Data records:
■ ■ ■ ■

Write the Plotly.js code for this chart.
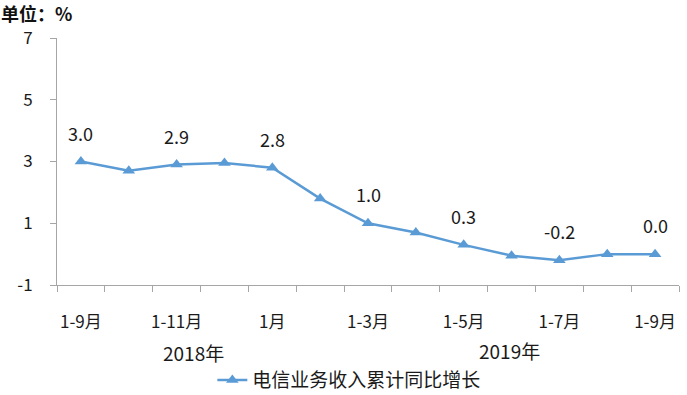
<!DOCTYPE html>
<html>
<head>
<meta charset="utf-8">
<script src="https://cdn.plot.ly/plotly-3.0.1.min.js"></script>
<style>html,body{margin:0;padding:0;background:#fff;}#chart{width:687px;height:395px;}</style>
</head>
<body>
<div id="chart"></div>
<script>
var categories = ["1-9月","1-10月","1-11月","1-12月","1月","1-2月","1-3月","1-4月","1-5月","1-6月","1-7月","1-8月","1-9月"];
var growth = [3.0, 2.7, 2.9, 2.95, 2.8, 1.8, 1.0, 0.7, 0.3, -0.05, -0.2, 0.0, 0.0];
var labelIndices = [0, 2, 4, 6, 8, 10, 12];
var groupLabels = ["2018年", "2019年"];
var seriesName = "电信业务收入累计同比增长";
var yTicks = [-1, 1, 3, 5, 7];
var yTickText = ["-1", "1", "3", "5", "7"];

var font = "Noto Sans CJK SC, Noto Sans, sans-serif";
var blue = "#5B9BD5";
var axisGray = "#A6A6A6";
var textColor = "#1a1a1a";

var xIdx = categories.map(function(_, i){ return i; });
var boundaries = [];
for (var b = 0; b <= categories.length; b++) boundaries.push(b - 0.5);

var trace = {
  x: xIdx, y: growth, type: "scatter", mode: "lines+markers",
  name: seriesName,
  line: {color: blue, width: 2.5},
  marker: {symbol: "triangle-up", size: 11, color: blue},
  xaxis: "x", yaxis: "y"
};
var tickTrace = {x: [boundaries[0], boundaries[boundaries.length-1]], y: [null, null], xaxis: "x2", yaxis: "y", showlegend: false, hoverinfo: "skip", mode: "markers"};

var annotations = labelIndices.map(function(i){
  return {x: i, y: growth[i], xref: "x", yref: "y", text: growth[i].toFixed(1),
    showarrow: false, yshift: 29, font: {family: font, size: 18, color: textColor}};
});
annotations.push({x: 2.35, y: 0, xref: "x", yref: "paper", yanchor: "middle", yshift: -67, text: groupLabels[0], showarrow: false, font: {family: font, size: 19, color: textColor}});
annotations.push({x: 8.95, y: 0, xref: "x", yref: "paper", yanchor: "middle", yshift: -65, text: groupLabels[1], showarrow: false, font: {family: font, size: 19, color: textColor}});
annotations.push({x: 0, y: 1, xref: "paper", yref: "paper", xanchor: "left", yanchor: "bottom", xshift: -58, yshift: 10, text: "<b>单位：%</b>", showarrow: false, font: {family: font, size: 18, color: "#111"}});

var layout = {
  width: 687, height: 395,
  margin: {l: 57, r: 8, t: 38, b: 110, autoexpand: false},
  paper_bgcolor: "#fff", plot_bgcolor: "#fff",
  showlegend: true,
  legend: {orientation: "h", x: 0.47, xanchor: "center", y: -0.385, yanchor: "middle", font: {family: font, size: 19, color: textColor}, bgcolor: "rgba(0,0,0,0)", borderwidth: 0},
  xaxis: {range: [-0.5, categories.length - 0.5], tickmode: "array", tickvals: labelIndices,
    ticktext: labelIndices.map(function(i){ return categories[i]; }), automargin: false,
    ticks: "outside", ticklen: 22, tickcolor: "rgba(0,0,0,0)", showline: false, showgrid: false, zeroline: false,
    tickfont: {family: font, size: 17, color: textColor}},
  xaxis2: {overlaying: "x", matches: "x", anchor: "y", side: "bottom", tickmode: "array", tickvals: boundaries,
    showticklabels: false, ticks: "outside", ticklen: 6, tickcolor: axisGray, tickwidth: 1, automargin: false,
    showline: true, linecolor: axisGray, linewidth: 1, showgrid: false, zeroline: false},
  yaxis: {range: [-1, 7], tickmode: "array", tickvals: yTicks, ticktext: yTickText, ticks: "outside", ticklen: 6, tickcolor: axisGray,
    showline: true, linecolor: axisGray, linewidth: 1, showgrid: false, zeroline: false, automargin: false,
    ticklabelstandoff: 14, tickfont: {family: font, size: 17, color: textColor}},
  annotations: annotations
};

Plotly.newPlot("chart", [trace, tickTrace], layout, {displayModeBar: false, staticPlot: true});
</script>
</body>
</html>
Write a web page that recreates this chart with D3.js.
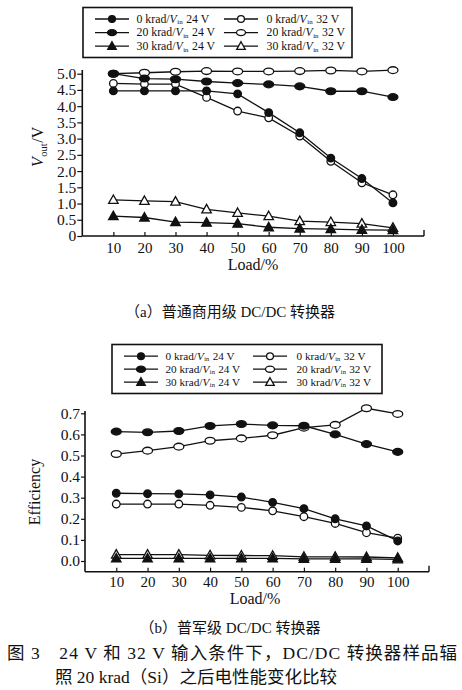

■ ■ ■ ■

Copy every line of the data exactly as written, excluding the pictures.

The response:
Write the Plotly.js code for this chart.
<!DOCTYPE html>
<html>
<head>
<meta charset="utf-8">
<script src="https://cdn.plot.ly/plotly-3.0.1.min.js"></script>
<style>html,body{margin:0;padding:0;background:#fff;}#chart{width:687px;height:395px;}</style>
</head>
<body>
<div id="chart"></div>
<script>
var categories = ["1-9月","1-10月","1-11月","1-12月","1月","1-2月","1-3月","1-4月","1-5月","1-6月","1-7月","1-8月","1-9月"];
var growth = [3.0, 2.7, 2.9, 2.95, 2.8, 1.8, 1.0, 0.7, 0.3, -0.05, -0.2, 0.0, 0.0];
var labelIndices = [0, 2, 4, 6, 8, 10, 12];
var groupLabels = ["2018年", "2019年"];
var seriesName = "电信业务收入累计同比增长";
var yTicks = [-1, 1, 3, 5, 7];
var yTickText = ["-1", "1", "3", "5", "7"];

var font = "Noto Sans CJK SC, Noto Sans, sans-serif";
var blue = "#5B9BD5";
var axisGray = "#A6A6A6";
var textColor = "#1a1a1a";

var xIdx = categories.map(function(_, i){ return i; });
var boundaries = [];
for (var b = 0; b <= categories.length; b++) boundaries.push(b - 0.5);

var trace = {
  x: xIdx, y: growth, type: "scatter", mode: "lines+markers",
  name: seriesName,
  line: {color: blue, width: 2.5},
  marker: {symbol: "triangle-up", size: 11, color: blue},
  xaxis: "x", yaxis: "y"
};
var tickTrace = {x: [boundaries[0], boundaries[boundaries.length-1]], y: [null, null], xaxis: "x2", yaxis: "y", showlegend: false, hoverinfo: "skip", mode: "markers"};

var annotations = labelIndices.map(function(i){
  return {x: i, y: growth[i], xref: "x", yref: "y", text: growth[i].toFixed(1),
    showarrow: false, yshift: 29, font: {family: font, size: 18, color: textColor}};
});
annotations.push({x: 2.35, y: 0, xref: "x", yref: "paper", yanchor: "middle", yshift: -67, text: groupLabels[0], showarrow: false, font: {family: font, size: 19, color: textColor}});
annotations.push({x: 8.95, y: 0, xref: "x", yref: "paper", yanchor: "middle", yshift: -65, text: groupLabels[1], showarrow: false, font: {family: font, size: 19, color: textColor}});
annotations.push({x: 0, y: 1, xref: "paper", yref: "paper", xanchor: "left", yanchor: "bottom", xshift: -58, yshift: 10, text: "<b>单位：%</b>", showarrow: false, font: {family: font, size: 18, color: "#111"}});

var layout = {
  width: 687, height: 395,
  margin: {l: 57, r: 8, t: 38, b: 110, autoexpand: false},
  paper_bgcolor: "#fff", plot_bgcolor: "#fff",
  showlegend: true,
  legend: {orientation: "h", x: 0.47, xanchor: "center", y: -0.385, yanchor: "middle", font: {family: font, size: 19, color: textColor}, bgcolor: "rgba(0,0,0,0)", borderwidth: 0},
  xaxis: {range: [-0.5, categories.length - 0.5], tickmode: "array", tickvals: labelIndices,
    ticktext: labelIndices.map(function(i){ return categories[i]; }), automargin: false,
    ticks: "outside", ticklen: 22, tickcolor: "rgba(0,0,0,0)", showline: false, showgrid: false, zeroline: false,
    tickfont: {family: font, size: 17, color: textColor}},
  xaxis2: {overlaying: "x", matches: "x", anchor: "y", side: "bottom", tickmode: "array", tickvals: boundaries,
    showticklabels: false, ticks: "outside", ticklen: 6, tickcolor: axisGray, tickwidth: 1, automargin: false,
    showline: true, linecolor: axisGray, linewidth: 1, showgrid: false, zeroline: false},
  yaxis: {range: [-1, 7], tickmode: "array", tickvals: yTicks, ticktext: yTickText, ticks: "outside", ticklen: 6, tickcolor: axisGray,
    showline: true, linecolor: axisGray, linewidth: 1, showgrid: false, zeroline: false, automargin: false,
    ticklabelstandoff: 14, tickfont: {family: font, size: 17, color: textColor}},
  annotations: annotations
};

Plotly.newPlot("chart", [trace, tickTrace], layout, {displayModeBar: false, staticPlot: true});
</script>
</body>
</html>
Write a web page that recreates this chart with D3.js.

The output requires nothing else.